**THE REQUEST**. From the first line of the listing below, retype each line up to and including the one with "from matplotlib.ticker import"; pictures stay out.

## BEGIN COLLECTED MATERIAL

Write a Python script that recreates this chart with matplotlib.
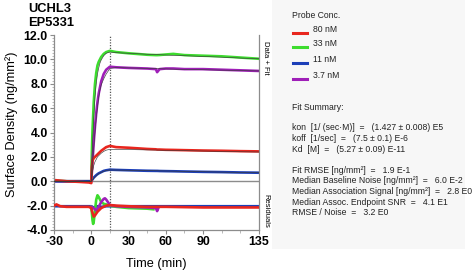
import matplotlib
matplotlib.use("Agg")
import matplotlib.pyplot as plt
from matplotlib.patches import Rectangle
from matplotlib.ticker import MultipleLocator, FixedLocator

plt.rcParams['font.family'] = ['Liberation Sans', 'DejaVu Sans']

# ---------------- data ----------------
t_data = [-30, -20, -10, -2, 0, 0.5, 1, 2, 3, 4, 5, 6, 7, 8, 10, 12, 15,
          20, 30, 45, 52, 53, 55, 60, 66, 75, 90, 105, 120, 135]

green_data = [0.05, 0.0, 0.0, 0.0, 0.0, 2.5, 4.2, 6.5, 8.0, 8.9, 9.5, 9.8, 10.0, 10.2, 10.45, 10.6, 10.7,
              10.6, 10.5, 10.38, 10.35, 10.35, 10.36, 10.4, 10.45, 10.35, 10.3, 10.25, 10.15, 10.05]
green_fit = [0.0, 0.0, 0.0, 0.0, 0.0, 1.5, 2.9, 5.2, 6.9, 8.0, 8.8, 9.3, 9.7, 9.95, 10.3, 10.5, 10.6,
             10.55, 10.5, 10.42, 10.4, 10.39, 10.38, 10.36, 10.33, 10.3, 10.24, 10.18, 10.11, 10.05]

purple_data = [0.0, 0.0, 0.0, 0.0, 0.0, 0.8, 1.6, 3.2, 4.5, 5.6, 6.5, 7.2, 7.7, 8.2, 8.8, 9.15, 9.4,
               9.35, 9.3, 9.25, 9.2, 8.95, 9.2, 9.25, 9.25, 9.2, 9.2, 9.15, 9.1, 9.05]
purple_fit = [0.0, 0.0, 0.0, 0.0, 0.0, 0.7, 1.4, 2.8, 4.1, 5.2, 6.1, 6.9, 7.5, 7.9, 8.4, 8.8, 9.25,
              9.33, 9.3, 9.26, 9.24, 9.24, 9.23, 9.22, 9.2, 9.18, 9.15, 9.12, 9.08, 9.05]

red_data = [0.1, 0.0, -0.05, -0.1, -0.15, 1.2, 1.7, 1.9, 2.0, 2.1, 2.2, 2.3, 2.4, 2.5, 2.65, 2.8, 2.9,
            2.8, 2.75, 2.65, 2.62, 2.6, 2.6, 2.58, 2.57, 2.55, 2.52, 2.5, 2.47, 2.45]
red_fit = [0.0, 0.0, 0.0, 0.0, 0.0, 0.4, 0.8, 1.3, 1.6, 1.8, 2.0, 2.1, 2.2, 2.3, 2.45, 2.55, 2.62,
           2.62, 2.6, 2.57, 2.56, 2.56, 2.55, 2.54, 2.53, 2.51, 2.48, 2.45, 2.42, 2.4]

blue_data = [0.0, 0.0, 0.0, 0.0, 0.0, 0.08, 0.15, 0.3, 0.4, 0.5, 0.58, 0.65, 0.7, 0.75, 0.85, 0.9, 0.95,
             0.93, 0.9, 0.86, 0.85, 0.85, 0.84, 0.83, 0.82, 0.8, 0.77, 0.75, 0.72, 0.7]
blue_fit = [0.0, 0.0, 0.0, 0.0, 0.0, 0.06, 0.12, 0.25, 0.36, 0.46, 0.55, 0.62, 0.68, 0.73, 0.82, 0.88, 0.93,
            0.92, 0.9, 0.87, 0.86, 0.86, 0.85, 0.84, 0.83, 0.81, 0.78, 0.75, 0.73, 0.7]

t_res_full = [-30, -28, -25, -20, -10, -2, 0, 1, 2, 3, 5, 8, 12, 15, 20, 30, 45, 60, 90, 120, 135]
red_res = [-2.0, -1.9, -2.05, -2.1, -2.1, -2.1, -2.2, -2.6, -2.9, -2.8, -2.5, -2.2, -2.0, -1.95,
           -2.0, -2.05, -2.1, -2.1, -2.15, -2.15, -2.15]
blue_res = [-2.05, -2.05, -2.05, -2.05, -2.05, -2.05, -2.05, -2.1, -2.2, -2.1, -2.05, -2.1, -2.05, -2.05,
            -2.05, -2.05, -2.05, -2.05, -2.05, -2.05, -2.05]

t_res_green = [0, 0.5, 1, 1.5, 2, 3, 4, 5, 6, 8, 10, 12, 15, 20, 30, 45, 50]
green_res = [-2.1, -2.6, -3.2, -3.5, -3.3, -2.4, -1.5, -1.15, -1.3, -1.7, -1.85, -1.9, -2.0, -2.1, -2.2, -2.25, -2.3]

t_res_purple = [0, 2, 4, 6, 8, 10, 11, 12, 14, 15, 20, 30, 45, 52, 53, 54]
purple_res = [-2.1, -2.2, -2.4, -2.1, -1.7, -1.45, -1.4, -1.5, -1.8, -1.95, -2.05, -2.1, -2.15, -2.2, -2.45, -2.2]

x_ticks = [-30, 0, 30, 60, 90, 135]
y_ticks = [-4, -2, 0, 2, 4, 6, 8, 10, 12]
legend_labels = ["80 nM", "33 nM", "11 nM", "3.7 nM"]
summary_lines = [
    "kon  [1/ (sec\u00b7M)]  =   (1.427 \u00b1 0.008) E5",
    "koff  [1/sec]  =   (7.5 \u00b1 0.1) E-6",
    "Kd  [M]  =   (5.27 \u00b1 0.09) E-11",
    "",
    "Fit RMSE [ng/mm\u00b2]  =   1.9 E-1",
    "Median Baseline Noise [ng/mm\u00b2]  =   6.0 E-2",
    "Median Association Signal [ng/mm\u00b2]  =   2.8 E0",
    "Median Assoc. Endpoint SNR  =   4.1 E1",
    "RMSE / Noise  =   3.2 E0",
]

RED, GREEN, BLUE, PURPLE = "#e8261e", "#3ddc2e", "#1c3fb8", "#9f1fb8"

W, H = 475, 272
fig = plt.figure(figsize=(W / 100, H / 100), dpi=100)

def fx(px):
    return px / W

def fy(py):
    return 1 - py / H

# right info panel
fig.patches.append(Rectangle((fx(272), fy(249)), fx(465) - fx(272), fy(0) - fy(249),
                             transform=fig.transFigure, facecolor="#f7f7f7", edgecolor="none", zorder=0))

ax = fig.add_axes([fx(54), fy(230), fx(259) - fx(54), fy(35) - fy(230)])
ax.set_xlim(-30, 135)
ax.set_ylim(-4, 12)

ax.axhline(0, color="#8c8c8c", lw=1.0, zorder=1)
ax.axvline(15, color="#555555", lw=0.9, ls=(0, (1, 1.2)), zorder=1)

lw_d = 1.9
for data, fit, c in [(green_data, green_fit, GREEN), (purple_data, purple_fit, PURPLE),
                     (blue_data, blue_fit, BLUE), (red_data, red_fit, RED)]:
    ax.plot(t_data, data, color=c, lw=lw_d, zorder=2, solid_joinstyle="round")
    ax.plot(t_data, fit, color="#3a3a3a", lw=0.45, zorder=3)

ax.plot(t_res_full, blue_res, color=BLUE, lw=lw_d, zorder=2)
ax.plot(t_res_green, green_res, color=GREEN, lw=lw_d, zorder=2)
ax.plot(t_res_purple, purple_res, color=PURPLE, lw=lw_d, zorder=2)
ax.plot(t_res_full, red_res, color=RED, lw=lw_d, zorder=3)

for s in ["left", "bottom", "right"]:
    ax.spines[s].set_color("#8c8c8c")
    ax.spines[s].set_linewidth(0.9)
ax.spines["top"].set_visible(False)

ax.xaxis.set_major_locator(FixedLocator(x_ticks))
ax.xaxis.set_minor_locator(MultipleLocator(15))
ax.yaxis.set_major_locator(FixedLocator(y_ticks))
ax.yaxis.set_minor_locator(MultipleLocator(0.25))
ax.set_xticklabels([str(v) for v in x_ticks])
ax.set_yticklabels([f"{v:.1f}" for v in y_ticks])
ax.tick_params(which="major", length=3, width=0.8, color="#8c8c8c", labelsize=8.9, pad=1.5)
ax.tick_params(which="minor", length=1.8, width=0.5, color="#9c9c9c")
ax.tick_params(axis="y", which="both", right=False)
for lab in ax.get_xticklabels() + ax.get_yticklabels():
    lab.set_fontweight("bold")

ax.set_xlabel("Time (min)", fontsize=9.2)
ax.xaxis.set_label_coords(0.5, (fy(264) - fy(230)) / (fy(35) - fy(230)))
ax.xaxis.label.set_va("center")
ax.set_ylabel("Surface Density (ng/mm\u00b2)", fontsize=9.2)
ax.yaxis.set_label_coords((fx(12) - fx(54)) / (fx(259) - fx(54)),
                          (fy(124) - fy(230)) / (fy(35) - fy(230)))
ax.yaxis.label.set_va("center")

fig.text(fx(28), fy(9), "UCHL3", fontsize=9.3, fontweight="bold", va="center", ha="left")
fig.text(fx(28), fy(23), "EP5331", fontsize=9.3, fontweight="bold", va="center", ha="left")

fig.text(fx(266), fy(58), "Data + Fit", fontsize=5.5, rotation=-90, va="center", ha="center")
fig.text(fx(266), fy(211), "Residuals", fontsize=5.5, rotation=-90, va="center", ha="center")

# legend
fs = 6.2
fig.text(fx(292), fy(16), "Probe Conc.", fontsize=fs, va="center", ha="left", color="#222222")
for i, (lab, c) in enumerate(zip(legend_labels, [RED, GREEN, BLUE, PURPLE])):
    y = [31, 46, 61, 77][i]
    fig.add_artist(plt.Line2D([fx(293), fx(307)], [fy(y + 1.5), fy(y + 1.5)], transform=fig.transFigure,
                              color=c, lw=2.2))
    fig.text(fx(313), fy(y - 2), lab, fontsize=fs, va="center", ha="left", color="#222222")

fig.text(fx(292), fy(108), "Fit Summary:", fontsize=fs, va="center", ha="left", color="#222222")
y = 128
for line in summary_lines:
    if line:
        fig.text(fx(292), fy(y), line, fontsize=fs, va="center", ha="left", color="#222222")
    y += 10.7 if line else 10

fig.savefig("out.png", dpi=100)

## END COLLECTED MATERIAL

**SOLUTION BELOW**.
Write a Python script that recreates this chart with matplotlib.
import matplotlib
matplotlib.use("Agg")
import matplotlib.pyplot as plt
from matplotlib.patches import Rectangle
from matplotlib.ticker import MultipleLocator, FixedLocator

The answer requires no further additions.